── Data lines

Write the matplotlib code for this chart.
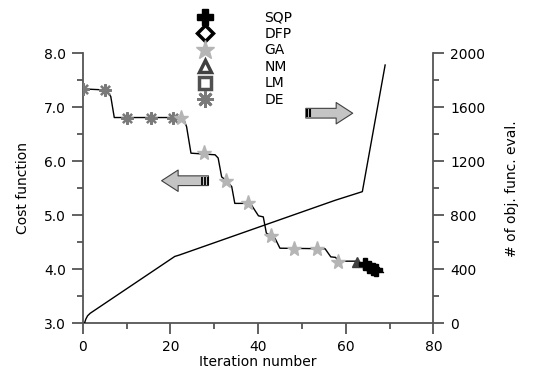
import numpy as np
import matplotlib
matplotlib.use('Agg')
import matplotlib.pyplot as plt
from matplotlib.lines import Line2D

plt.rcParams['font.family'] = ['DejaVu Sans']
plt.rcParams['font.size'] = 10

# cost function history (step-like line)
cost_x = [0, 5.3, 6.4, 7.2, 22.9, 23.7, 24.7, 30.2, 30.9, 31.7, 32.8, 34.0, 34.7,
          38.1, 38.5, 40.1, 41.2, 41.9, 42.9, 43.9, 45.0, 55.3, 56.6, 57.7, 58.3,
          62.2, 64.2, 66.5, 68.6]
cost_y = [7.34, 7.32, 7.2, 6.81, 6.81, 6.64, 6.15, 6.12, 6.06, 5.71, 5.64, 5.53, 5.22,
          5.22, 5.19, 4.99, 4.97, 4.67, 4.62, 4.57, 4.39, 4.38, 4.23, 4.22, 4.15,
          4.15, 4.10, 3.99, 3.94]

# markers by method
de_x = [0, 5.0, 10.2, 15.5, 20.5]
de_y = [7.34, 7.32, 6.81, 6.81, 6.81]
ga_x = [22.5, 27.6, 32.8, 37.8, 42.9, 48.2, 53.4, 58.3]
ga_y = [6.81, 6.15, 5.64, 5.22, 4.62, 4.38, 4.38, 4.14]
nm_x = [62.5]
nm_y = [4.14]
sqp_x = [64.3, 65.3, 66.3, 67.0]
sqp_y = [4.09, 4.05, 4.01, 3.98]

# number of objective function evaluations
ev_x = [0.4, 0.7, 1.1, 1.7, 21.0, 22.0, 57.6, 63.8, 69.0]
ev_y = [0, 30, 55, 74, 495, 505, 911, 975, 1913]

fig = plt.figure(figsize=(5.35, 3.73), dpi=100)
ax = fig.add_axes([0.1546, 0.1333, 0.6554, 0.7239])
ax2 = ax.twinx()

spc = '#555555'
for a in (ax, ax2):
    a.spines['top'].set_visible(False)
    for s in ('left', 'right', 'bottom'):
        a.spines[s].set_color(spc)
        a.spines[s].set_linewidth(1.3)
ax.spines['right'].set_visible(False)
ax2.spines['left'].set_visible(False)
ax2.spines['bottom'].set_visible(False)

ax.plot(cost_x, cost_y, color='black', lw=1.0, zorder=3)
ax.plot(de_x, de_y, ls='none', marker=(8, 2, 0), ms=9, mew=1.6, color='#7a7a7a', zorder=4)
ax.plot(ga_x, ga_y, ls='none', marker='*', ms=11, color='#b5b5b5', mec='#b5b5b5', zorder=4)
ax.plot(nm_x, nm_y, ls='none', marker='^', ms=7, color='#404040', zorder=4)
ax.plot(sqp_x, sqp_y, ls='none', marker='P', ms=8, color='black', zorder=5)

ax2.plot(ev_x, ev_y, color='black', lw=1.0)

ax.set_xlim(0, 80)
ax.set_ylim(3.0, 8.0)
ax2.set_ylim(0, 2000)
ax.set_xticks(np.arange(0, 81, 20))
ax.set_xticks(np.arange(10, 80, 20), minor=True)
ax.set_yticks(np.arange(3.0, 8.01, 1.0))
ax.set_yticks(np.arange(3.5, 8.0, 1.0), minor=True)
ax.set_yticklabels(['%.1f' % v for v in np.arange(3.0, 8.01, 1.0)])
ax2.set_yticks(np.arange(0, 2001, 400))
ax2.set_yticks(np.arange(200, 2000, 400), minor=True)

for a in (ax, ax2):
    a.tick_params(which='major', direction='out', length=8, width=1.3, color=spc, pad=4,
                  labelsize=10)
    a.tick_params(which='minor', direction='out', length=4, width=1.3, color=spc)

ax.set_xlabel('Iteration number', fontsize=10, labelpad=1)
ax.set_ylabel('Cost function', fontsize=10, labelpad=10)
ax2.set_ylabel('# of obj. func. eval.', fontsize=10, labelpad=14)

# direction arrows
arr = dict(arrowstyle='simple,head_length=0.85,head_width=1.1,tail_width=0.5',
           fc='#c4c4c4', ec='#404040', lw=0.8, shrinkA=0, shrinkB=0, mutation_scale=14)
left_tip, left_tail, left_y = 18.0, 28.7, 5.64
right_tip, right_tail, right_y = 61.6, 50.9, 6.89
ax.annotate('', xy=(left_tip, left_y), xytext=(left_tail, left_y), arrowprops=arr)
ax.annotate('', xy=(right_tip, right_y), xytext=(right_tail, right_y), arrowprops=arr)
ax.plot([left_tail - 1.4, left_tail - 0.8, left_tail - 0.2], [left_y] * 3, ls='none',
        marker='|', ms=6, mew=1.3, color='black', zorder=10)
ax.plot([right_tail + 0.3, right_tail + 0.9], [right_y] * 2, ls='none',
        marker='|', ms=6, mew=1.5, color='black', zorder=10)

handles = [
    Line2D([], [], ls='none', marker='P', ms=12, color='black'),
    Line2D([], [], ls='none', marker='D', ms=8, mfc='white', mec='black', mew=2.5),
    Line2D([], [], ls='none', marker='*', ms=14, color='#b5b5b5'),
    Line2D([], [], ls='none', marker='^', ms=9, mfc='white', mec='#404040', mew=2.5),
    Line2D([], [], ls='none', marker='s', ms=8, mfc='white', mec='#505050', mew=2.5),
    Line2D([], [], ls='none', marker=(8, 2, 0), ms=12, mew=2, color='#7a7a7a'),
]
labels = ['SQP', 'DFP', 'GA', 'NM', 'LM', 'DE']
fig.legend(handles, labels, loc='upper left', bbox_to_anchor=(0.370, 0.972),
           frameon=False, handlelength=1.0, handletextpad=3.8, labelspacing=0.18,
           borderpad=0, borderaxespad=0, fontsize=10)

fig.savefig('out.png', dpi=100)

────

§ To be done
Leave out the pictures and repeat the lines from the start of the material through the line with "plt.rcParams['font.size'] = 10", inclusive.

§ Written answer
Write the matplotlib code for this chart.
import numpy as np
import matplotlib
matplotlib.use('Agg')
import matplotlib.pyplot as plt
from matplotlib.lines import Line2D

plt.rcParams['font.family'] = ['DejaVu Sans']
plt.rcParams['font.size'] = 10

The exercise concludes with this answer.